1呼んでも来ない。(エサがありそうなときは来る)
2玩具で遊ばず、パンティーや靴下を盗んで遊ぶ
3ハチを足でふんづけて遊ぶ
4瀕死のセミを採って食べる
5ハトを蹴散らす
6猫がこわい
7別の犬が50メートル先に見えただけで、ほふく前進する
8大好きな食べ物は地面に穴を掘って隠し、そのうち自分も忘れる                                                 

 放蕩のかぎりをつくす反面で、とても気弱で用心深い。これもチルーの、のら犬的出生が深く関与しているはずで、矯正するのは難しそうです。
 そんなフーテンのチルーですが「散歩」「めし」「うんこ」だけはハッキリとした言語を持っています。

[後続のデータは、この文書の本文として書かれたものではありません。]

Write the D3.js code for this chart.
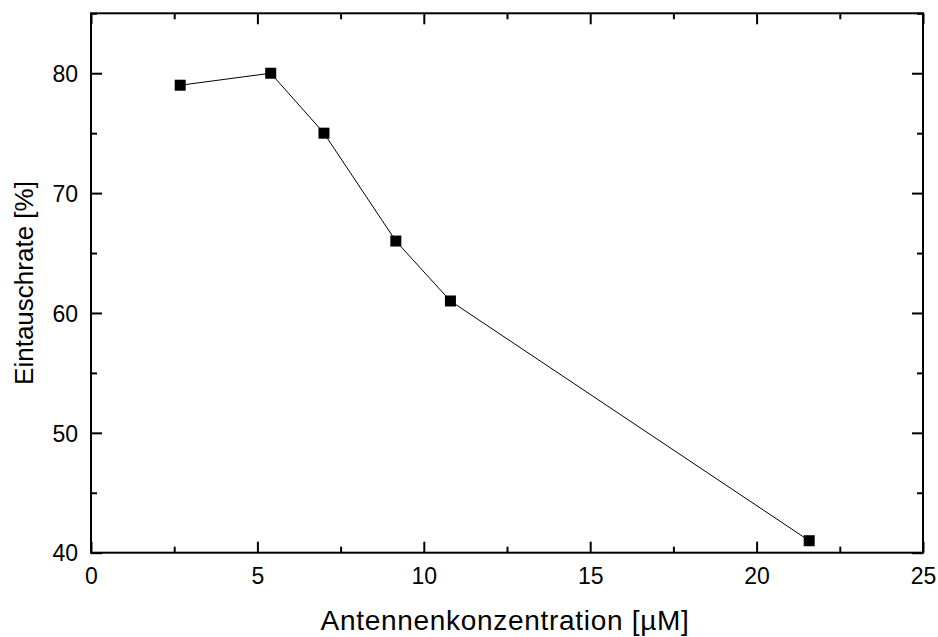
<!DOCTYPE html>
<html>
<head>
<meta charset="utf-8">
<script src="https://cdn.jsdelivr.net/npm/d3@7"></script>
<style>
  body { margin: 0; background: #fff; }
  text { font-family: "Liberation Sans", Arial, sans-serif; fill: #000; }
</style>
</head>
<body>
<div id="chart"></div>
<script>
// data
var concentration = [2.68, 5.4, 7.0, 9.16, 10.8, 21.58];
var rate = [79, 80, 75, 66, 61, 41];
var xMajor = [0, 5, 10, 15, 20, 25];
var yMajor = [40, 50, 60, 70, 80];
var xMinor = [2.5, 7.5, 12.5, 17.5, 22.5];
var yMinor = [45, 55, 65, 75, 85];

var data = concentration.map(function(c, i) { return {x: c, y: rate[i]}; });

var margin = {top: 13.3, right: 15, bottom: 84.3, left: 91},
    width = 938 - margin.left - margin.right,
    height = 637 - margin.top - margin.bottom;

var svg = d3.select("#chart")
  .append("svg")
    .attr("width", 938)
    .attr("height", 637)
  .append("g")
    .attr("transform", "translate(" + margin.left + "," + margin.top + ")");

var x = d3.scaleLinear().domain([0, 25]).range([0, width]);
var y = d3.scaleLinear().domain([40, 85]).range([height, 0]);

// major / minor ticks on all four sides, pointing inward
function styleAxis(g) {
  g.select(".domain").remove();
  g.selectAll("line").attr("stroke", "#000").attr("stroke-width", 2);
}

svg.append("g")
  .attr("transform", "translate(0," + height + ")")
  .call(d3.axisBottom(x).tickValues(xMajor).tickSize(-11).tickSizeOuter(0).tickFormat(d3.format("d")))
  .call(styleAxis)
  .selectAll("text")
    .attr("y", 31).attr("dy", 0)
    .style("font-size", "23px");

svg.append("g")
  .attr("transform", "translate(0," + height + ")")
  .call(d3.axisBottom(x).tickValues(xMinor).tickSize(-6).tickFormat(""))
  .call(styleAxis);

svg.append("g")
  .call(d3.axisTop(x).tickValues(xMajor).tickSize(-11).tickFormat(""))
  .call(styleAxis);
svg.append("g")
  .call(d3.axisTop(x).tickValues(xMinor).tickSize(-6).tickFormat(""))
  .call(styleAxis);

svg.append("g")
  .call(d3.axisLeft(y).tickValues(yMajor).tickSize(-11).tickSizeOuter(0).tickFormat(d3.format("d")))
  .call(styleAxis)
  .selectAll("text")
    .attr("x", -13)
    .attr("dy", "0.36em")
    .style("font-size", "23px");

svg.append("g")
  .call(d3.axisLeft(y).tickValues(yMinor).tickSize(-6).tickFormat(""))
  .call(styleAxis);

svg.append("g")
  .attr("transform", "translate(" + width + ",0)")
  .call(d3.axisRight(y).tickValues(yMajor).tickSize(-11).tickFormat(""))
  .call(styleAxis);
svg.append("g")
  .attr("transform", "translate(" + width + ",0)")
  .call(d3.axisRight(y).tickValues(yMinor).tickSize(-6).tickFormat(""))
  .call(styleAxis);

// frame
svg.append("rect")
  .attr("width", width)
  .attr("height", height)
  .attr("fill", "none")
  .attr("stroke", "#000")
  .attr("stroke-width", 2);

// line
svg.append("path")
  .datum(data)
  .attr("fill", "none")
  .attr("stroke", "#000")
  .attr("stroke-width", 1)
  .attr("d", d3.line()
    .x(function(d) { return x(d.x); })
    .y(function(d) { return y(d.y); }));

// square markers
svg.selectAll(".pt")
  .data(data)
  .enter().append("rect")
    .attr("class", "pt")
    .attr("x", function(d) { return x(d.x) - 5.5; })
    .attr("y", function(d) { return y(d.y) - 5.5; })
    .attr("width", 11)
    .attr("height", 11)
    .attr("fill", "#000");

// axis titles
svg.append("text")
  .attr("x", 505 - margin.left)
  .attr("y", 630 - margin.top)
  .attr("text-anchor", "middle")
  .style("font-size", "28px")
  .style("letter-spacing", "0.7px")
  .text("Antennenkonzentration [µM]");

svg.append("text")
  .attr("transform", "translate(" + (33 - margin.left) + "," + (height / 2) + ") rotate(-90)")
  .attr("text-anchor", "middle")
  .style("font-size", "26px")
  .text("Eintauschrate [%]");
</script>
</body>
</html>
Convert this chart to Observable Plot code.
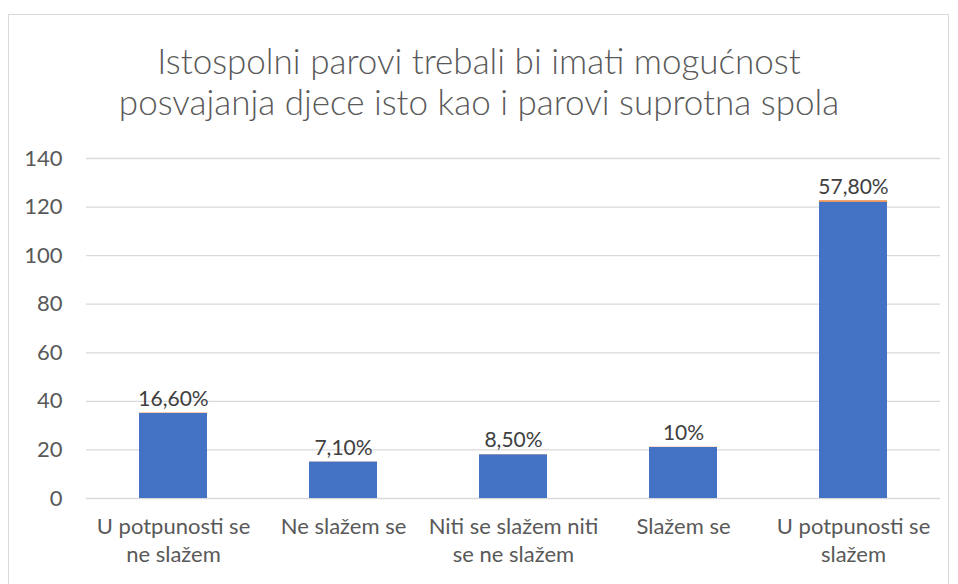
<!DOCTYPE html>
<html>
<head>
<meta charset="utf-8">
<script src="https://cdn.jsdelivr.net/npm/d3@7"></script>
<script src="https://cdn.jsdelivr.net/npm/@observablehq/plot@0.6"></script>
<style>
  html, body { margin: 0; padding: 0; background: #fff; }
  body { width: 958px; height: 584px; position: relative; overflow: hidden; font-family: Lato, "Open Sans", sans-serif; }
  #frame { position: absolute; left: 8px; top: 14px; width: 941px; height: 600px; border: 1px solid #d9d9d9; box-sizing: border-box; }
  #title { position: absolute; left: 0; top: 40px; width: 958px; text-align: center; font-size: 35px; font-weight: 300; line-height: 41px; color: #595959; }
  #chart { position: absolute; left: 0; top: 140px; }
</style>
</head>
<body>
<div id="frame"></div>
<div id="title">Istospolni parovi trebali bi imati mogućnost<br>posvajanja djece isto kao i parovi suprotna spola</div>
<div id="chart"></div>
<script>
const categories = ["U potpunosti se ne slažem", "Ne slažem se", "Niti se slažem niti se ne slažem", "Slažem se", "U potpunosti se slažem"];
const tickLabels = ["U potpunosti se\nne slažem", "Ne slažem se", "Niti se slažem niti\nse ne slažem", "Slažem se", "U potpunosti se\nslažem"];
const counts = [35, 15, 18, 21, 122];
const shares = [0.166, 0.071, 0.085, 0.10, 0.578];
const shareLabels = ["16,60%", "7,10%", "8,50%", "10%", "57,80%"];
const yTicks = [0, 20, 40, 60, 80, 100, 120, 140];

const rows = [];
categories.forEach((c, i) => {
  rows.push({cat: c, series: "Broj", value: counts[i]});
  rows.push({cat: c, series: "Postotak", value: shares[i]});
});
const labelRows = categories.map((c, i) => ({cat: c, top: counts[i] + shares[i], label: shareLabels[i]}));
const tickMap = new Map(categories.map((c, i) => [c, tickLabels[i]]));

const chart = Plot.plot({
  width: 958,
  height: 444,
  marginTop: 18,
  marginBottom: 86,
  marginLeft: 86,
  marginRight: 18,
  style: {fontFamily: "Lato, 'Open Sans', sans-serif", fontSize: "22px", color: "#595959", background: "transparent"},
  x: {domain: categories, paddingInner: 0.6, paddingOuter: 0.3, label: null},
  y: {domain: [0, 140], ticks: yTicks, label: null},
  color: {domain: ["Broj", "Postotak"], range: ["#4472C4", "#ED7D31"]},
  marks: [
    Plot.gridY(yTicks, {stroke: "#d9d9d9", strokeOpacity: 1, strokeWidth: 1.3}),
    Plot.axisY(yTicks, {tickSize: 0, tickPadding: 24, fontSize: 22, fill: "#595959", label: null}),
    Plot.axisX({tickSize: 0, tickPadding: 16, fontSize: 22, fill: "#595959", lineHeight: 1.27, tickFormat: d => tickMap.get(d), textAnchor: "middle", label: null}),
    Plot.barY(rows, {x: "cat", y: "value", fill: "series", order: ["Broj", "Postotak"], inset: 0}),
    Plot.text(labelRows, {x: "cat", y: "top", text: "label", dy: -14, fontSize: 21, fill: "#404040"})
  ]
});
document.getElementById("chart").appendChild(chart);
</script>
</body>
</html>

 まず、飛び上がって左右の前足で私をどつきながら、ワオーと叫ぶのが「散歩」。散歩から帰って1分たってもエサが出てこなかった場合、「アオアオア、アオアオア」と高い声で鳴くのが「めし」。それでもエサが出てこなかった場合、「ぐるるる、ごほっ」とオヤジ声で吠えるのが「めし、はよせんかい」。右足で地面をひとかきして、左右の後ろ足で10~20回シコをふんだら「うんこ」。この三大欲求のサインでもって、チルーは人間と意志を交わしているのです。
 
 その一方で、チルーには交信不要の「自分だけの世界」というのも存在します。それは地面を掘ること。掘削作業中のチルーは、いつもとは別の人格『牙』になっているため、「いけない」と叱ってやめさせようとすると、ボスの私にさえ、がるる、と牙をむきます。

そんな調子なので、朝、出がけに庭の角っこを掘っているチルーを目撃した場合、夕方帰ってくる頃には、家の基礎部分が1メートル近く出てしまっているほど、深い穴ができあがっています。そのまま放置しておくと一匹の犬のために家が傾くこともあり得るので、私の夫がチルーの掘った穴を埋めます。そのときのチルーは「ここまで工事が進んだのに、何故」という顔で穴のそばに立ちつくし、また翌日も、掘削作業を再開するのです。
 チルー掘る・オレ埋める・チルー掘る・オレ埋める、のイタチごっこに業を煮やした夫は、チルーの行動をよく観察したうえで、ついにひとつのアイデアを思いつきました。「チルーは、咲いているお花の根っこだけは、掘らない」という事を発見したのです。そこで夫は、花の苗をたくさん買ってきて、家のきわに植えました。するとどうでしょう! チルーは建物のきわを掘らなくなりました。どうしてか、庭の真ん中のほうを掘るのは好きではないようなので、チルーの掘削作業はしばらく鳴りをひそめています。
 
 時がたち、ひさかたぶりに、チルーをくれたおばちゃんが、様子を見に来たときのことです。おばちゃんは、よし、よし、とチルーを撫でながら、
「この子わややろ。うちにいたときから、わややったわ」と笑っていました。
 私はそのとき「わや」という関西弁が分からなかったので、あとから人に聞いたところ、「だめ」「だいなし」という意味でした。でも、おばちゃんが発した「わや」という響きに愛があったので、私はこれを誉め言葉だと思っています。